Calculating the total number of possible combinations given two variables Say I have a bag with green and blue marbles. Sometimes the number of green/blue marbles is different - is there a formula that calculates how many possible combinations you may pick out in order? I found a permutation formula here: Permutation Formula
So for example, imagine there are 2 greens and 2 blue, then I could get:
GGBB, GBGB, GBBG, BGGB, BGBG and BBGG. Is there a simple way to generalise that? I didn't understand how to use the formula I've linked to.
I'm a non-mathematician so apologies in advance if I've used the wrong terms.
 A: One way to arrange Green and Blue balls is -
$\frac{\text{(Total no. of balls)!}}{\text{(Color repeating)!} \times \text{(Other color repeating)!} \times ...}$
So we have,
$\frac{4!}{2! \times 2!}$
Dividing by two as we have identical green and two blue balls.
= 6 ways
A: The formula you linked to is for the case where you have a bag full of ordered marbles, and are interested in the number of different sequences of a fixed length you can draw (eg $1234$ or $1543$).

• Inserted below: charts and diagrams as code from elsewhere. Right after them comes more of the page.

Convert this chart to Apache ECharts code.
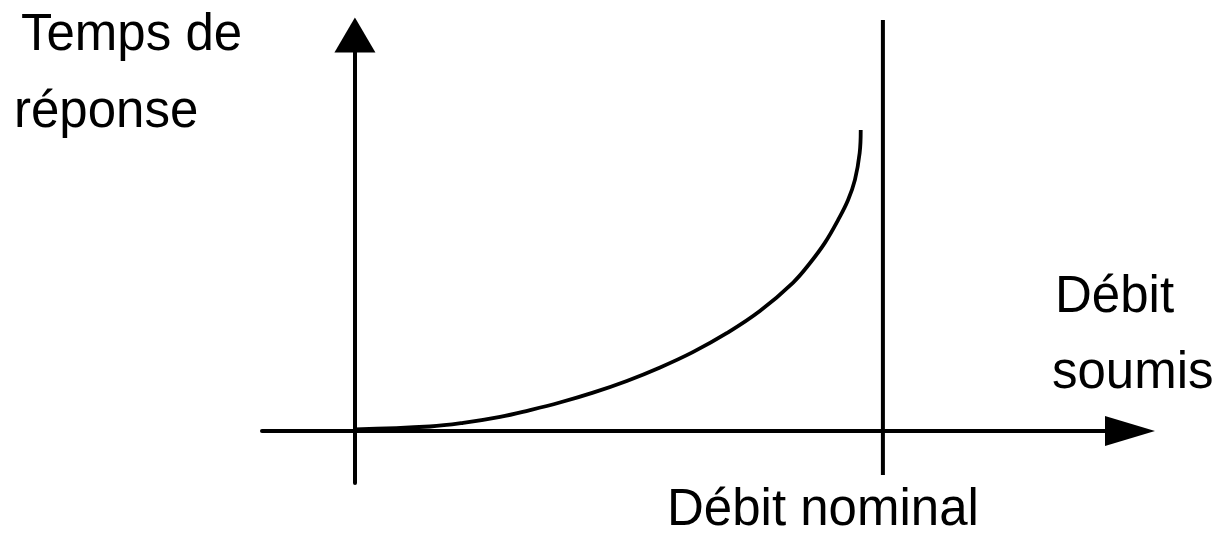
<!DOCTYPE html>
<html>
<head>
<meta charset="utf-8">
<script src="https://cdn.jsdelivr.net/npm/echarts@6/dist/echarts.min.js"></script>
<style>html,body{margin:0;padding:0;background:#fff}#c{width:1217px;height:534px}</style>
</head>
<body>
<div id="c"></div>
<script>
// Data (debit relative to nominal, response time in arbitrary units)
const debitSoumis = [0, 0.142, 0.205, 0.275, 0.330, 0.388, 0.451, 0.515, 0.578, 0.640, 0.705, 0.767, 0.830, 0.862, 0.890, 0.915, 0.934, 0.947, 0.956, 0.958];
const tempsReponse = [0.005, 0.015, 0.027, 0.047, 0.069, 0.095, 0.128, 0.167, 0.212, 0.263, 0.327, 0.400, 0.495, 0.560, 0.627, 0.703, 0.770, 0.837, 0.927, 1.003];
const debitNominal = 1;
const nominalLineY = [-0.147, 1.37];
const yLabelLines = ['Temps de', 'réponse'];
const xLabelLines = ['Débit', 'soumis'];
const nominalLabel = 'Débit nominal';

const chart = echarts.init(document.getElementById('c'), null, {renderer: 'canvas'});
const FONT = '51px "Liberation Sans", Arial, sans-serif';
const curveData = debitSoumis.map((x, i) => [x, tempsReponse[i]]);

function txt(text, x, y) {
  return {type: 'text', x: x, y: y, style: {text: text, font: FONT, fill: '#000', textAlign: 'left', textVerticalAlign: 'middle'}};
}

chart.setOption({
  animation: false,
  backgroundColor: '#fff',
  grid: {left: 262, right: 87, top: 35, bottom: 51},
  xAxis: {
    type: 'value', min: -0.176, max: 1.468,
    axisLine: {onZero: true, lineStyle: {color: '#000', width: 4}, symbol: ['none', 'triangle'], symbolSize: [30, 50]},
    axisTick: {show: false}, axisLabel: {show: false}, splitLine: {show: false}
  },
  yAxis: {
    type: 'value', min: -0.1733, max: 1.32,
    axisLine: {onZero: true, lineStyle: {color: '#000', width: 4}, symbol: ['none', 'triangle'], symbolSize: [41, 35]},
    axisTick: {show: false}, axisLabel: {show: false}, splitLine: {show: false}
  },
  series: [
    {
      type: 'line', data: curveData, smooth: 0.4, showSymbol: false, symbol: 'none',
      lineStyle: {color: '#000', width: 3.8}, z: 5
    },
    {
      type: 'line', data: [[debitNominal, nominalLineY[0]], [debitNominal, nominalLineY[1]]],
      showSymbol: false, symbol: 'none', clip: false,
      lineStyle: {color: '#000', width: 4}, z: 5
    }
  ],
  graphic: [
    txt(yLabelLines[0], 21, 36),
    txt(yLabelLines[1], 14, 113),
    txt(xLabelLines[0], 1055, 298),
    txt(xLabelLines[1], 1052, 374),
    txt(nominalLabel, 667, 511)
  ]
});
</script>
</body>
</html>
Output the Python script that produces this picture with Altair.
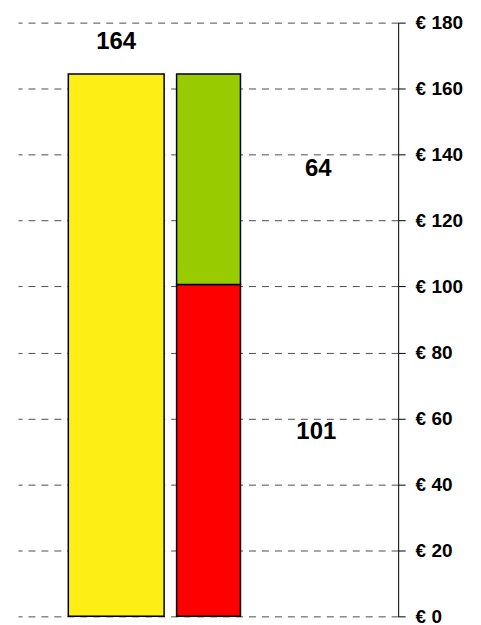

Your problem (assuming I understood it correctly) is equivalent to wanting to choose $\#B$ slots out of $\#G+\#B$ for the blue marbles to go into (so if we have $1$ blue and $3$ green marbles, the sequence is determined knowing which of the $4$ positions the blue marble takes, and putting green in all the others; if we have $2$ blue and $2$ green, we need to know which $2$ positions have blue marbles in ect).
The formula for this is the combination formula, $${\#B+\#G \choose \#B} = \frac{(\#B+\#G)!}{\#B!\ \#G!}.$$
Deriving the formula works like this: 
First, we treat every marble as being different (so we might have marbles $B_1, B_2, B_3, G_1, G_2$), and count how many ways we could order them. If there are $n$ marbles, then we have $n$ different choices for the first marble we draw; then we have $n-1$ choices for the next since we've already picked one, and so on. In order to determine how many choices there are total, we multiply the number of choices at each stage. In this case we get $5!=5\times4\times3\times2\times1=120$.
Next, we divide by the number of different ways we could order the blue marbles, calculated as before (since $B_1B_2B_3$ and $B_3B_2B_1$ are the same for our purposes - when we look at the different orderings of blue marbles, it might as well be that the green marbles don't exist, so we ignore them). Similarly we also divide by the number of ways of ordering the green marbles. In this example, we have $3!=6$ ways of ordering blue marbles and $2!=2$ ways of ordering green marbles, giving a grand total of $10$ different ways to order $3$ blue and $2$ green marbles.
If we have more than $2$ colours, we can apply the same principle; first give each marble a different label and calculate the total number of orderings, and then divide by the number of ways of ordering the marbles of each individual colour.